A section crew was based at this location. In 1921, the complement comprised a foreman, two labourers and a tunnel watchman. Just west of Redgrave was the short tunnel, followed by a sharp bend in the track, forced by a turn in the river. Train engineers exercised caution owing to the extreme curvature, and a predominance of landslides in the area. Over the first 140 mi, the Columbia River fell less than 40 ft, until flowing through a gorge called Redgrave Canyon.

During early times, passenger trains would stop at points of interest like this one for passengers to alight and view the natural wonder. The catchment lake for the Mica Dam submerged this feature in the early 1970s, and required a track diversion, which replaced the sharp track bend known as "Calamity Curve", and added a further tunnel at a higher elevation. The water level now peaks a few feet lower than Redgrave. A decade later, further realignment reduced track curvature with another diversion, added 2970 ft of new track, extended the siding, and removed about 1000 ft of the earliest tunnel. Previously, trains had to reduce from 35 mph to 25 mph on entering that tunnel.

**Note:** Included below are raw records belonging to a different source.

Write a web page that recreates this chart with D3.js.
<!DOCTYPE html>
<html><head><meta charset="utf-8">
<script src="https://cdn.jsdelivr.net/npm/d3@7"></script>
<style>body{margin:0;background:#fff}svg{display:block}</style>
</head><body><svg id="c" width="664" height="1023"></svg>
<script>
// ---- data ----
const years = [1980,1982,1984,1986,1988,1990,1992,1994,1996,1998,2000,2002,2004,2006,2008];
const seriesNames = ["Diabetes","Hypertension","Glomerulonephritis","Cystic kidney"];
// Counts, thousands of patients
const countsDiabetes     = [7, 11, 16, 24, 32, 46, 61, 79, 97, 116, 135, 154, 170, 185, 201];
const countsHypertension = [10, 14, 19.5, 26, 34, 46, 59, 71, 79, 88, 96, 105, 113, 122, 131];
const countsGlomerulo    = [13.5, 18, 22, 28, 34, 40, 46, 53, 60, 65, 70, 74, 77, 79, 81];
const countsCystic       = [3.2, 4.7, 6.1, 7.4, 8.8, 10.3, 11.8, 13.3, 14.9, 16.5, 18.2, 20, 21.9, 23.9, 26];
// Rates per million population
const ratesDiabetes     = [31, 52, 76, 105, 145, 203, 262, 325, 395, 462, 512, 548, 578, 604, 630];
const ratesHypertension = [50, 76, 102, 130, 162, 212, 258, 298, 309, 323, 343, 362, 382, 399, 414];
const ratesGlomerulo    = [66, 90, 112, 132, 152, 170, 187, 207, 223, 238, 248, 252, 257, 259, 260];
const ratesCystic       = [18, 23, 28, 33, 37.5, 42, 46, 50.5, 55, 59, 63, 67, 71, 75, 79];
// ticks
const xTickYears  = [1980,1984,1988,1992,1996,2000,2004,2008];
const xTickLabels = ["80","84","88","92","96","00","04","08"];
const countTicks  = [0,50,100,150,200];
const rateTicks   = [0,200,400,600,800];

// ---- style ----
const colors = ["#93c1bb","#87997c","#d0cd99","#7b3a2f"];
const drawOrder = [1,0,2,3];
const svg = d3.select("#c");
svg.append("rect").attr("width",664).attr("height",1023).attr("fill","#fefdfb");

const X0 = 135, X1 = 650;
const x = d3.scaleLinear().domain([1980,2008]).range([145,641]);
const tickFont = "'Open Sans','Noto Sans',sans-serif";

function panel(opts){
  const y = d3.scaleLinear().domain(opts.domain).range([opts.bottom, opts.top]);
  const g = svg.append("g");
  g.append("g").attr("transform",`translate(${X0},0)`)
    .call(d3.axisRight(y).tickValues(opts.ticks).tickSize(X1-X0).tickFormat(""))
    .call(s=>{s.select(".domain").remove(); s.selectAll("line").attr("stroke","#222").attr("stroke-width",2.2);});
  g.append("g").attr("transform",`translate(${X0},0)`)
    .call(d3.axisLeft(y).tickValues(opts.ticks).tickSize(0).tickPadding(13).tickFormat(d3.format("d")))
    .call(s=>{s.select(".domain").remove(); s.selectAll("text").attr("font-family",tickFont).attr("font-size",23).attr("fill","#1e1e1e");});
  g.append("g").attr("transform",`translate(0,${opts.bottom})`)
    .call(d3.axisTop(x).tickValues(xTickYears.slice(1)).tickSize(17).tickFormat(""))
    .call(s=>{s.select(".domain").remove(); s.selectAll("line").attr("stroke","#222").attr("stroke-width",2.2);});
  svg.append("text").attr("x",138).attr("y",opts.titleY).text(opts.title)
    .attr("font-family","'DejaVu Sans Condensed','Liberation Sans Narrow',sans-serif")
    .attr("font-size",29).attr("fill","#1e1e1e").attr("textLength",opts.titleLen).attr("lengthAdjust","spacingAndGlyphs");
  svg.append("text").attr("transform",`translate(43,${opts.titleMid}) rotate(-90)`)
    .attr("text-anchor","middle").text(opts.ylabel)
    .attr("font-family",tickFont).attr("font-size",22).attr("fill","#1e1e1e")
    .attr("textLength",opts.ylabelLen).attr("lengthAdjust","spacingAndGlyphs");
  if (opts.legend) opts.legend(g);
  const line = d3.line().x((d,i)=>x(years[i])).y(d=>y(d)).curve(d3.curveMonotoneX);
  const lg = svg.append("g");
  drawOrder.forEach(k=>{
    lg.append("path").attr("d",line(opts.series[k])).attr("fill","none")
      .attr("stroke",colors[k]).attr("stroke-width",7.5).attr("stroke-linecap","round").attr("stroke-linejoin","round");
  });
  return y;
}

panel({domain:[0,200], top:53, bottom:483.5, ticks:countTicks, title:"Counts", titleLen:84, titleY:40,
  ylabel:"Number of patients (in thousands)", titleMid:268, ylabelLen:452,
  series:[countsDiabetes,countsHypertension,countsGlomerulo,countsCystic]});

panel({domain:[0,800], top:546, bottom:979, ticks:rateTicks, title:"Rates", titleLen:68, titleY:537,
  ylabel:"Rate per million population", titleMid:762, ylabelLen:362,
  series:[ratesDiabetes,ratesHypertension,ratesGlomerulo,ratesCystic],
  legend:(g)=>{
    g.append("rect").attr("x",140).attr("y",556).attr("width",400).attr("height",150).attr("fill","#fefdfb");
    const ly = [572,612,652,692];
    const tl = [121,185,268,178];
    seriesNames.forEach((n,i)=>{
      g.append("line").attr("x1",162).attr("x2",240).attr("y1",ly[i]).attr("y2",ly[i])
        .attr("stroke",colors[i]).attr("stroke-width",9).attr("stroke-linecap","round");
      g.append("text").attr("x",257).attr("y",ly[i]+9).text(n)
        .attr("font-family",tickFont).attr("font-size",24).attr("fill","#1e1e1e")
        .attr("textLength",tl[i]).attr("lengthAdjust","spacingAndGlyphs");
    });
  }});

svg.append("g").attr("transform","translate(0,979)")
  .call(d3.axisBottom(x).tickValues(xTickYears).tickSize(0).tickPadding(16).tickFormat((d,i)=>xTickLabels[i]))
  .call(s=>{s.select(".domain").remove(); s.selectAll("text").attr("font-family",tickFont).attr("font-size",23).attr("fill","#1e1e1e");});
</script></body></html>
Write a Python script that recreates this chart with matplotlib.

A hot box detector operates at Mile 54.5.

==Accidents==
1913: A locomotive fatally struck an employee near Redgrave.

1931: An employee was killed while clearing a slide in the vicinity.

2009: Passing on the siding track, a westbound train, comprising grain hopper cars, rammed the tail end of an eastbound multilevel auto carrier train stopped on the main track, derailing two locomotives and six cars.

2017: Ten cars from a potash train derailed near Redgrave.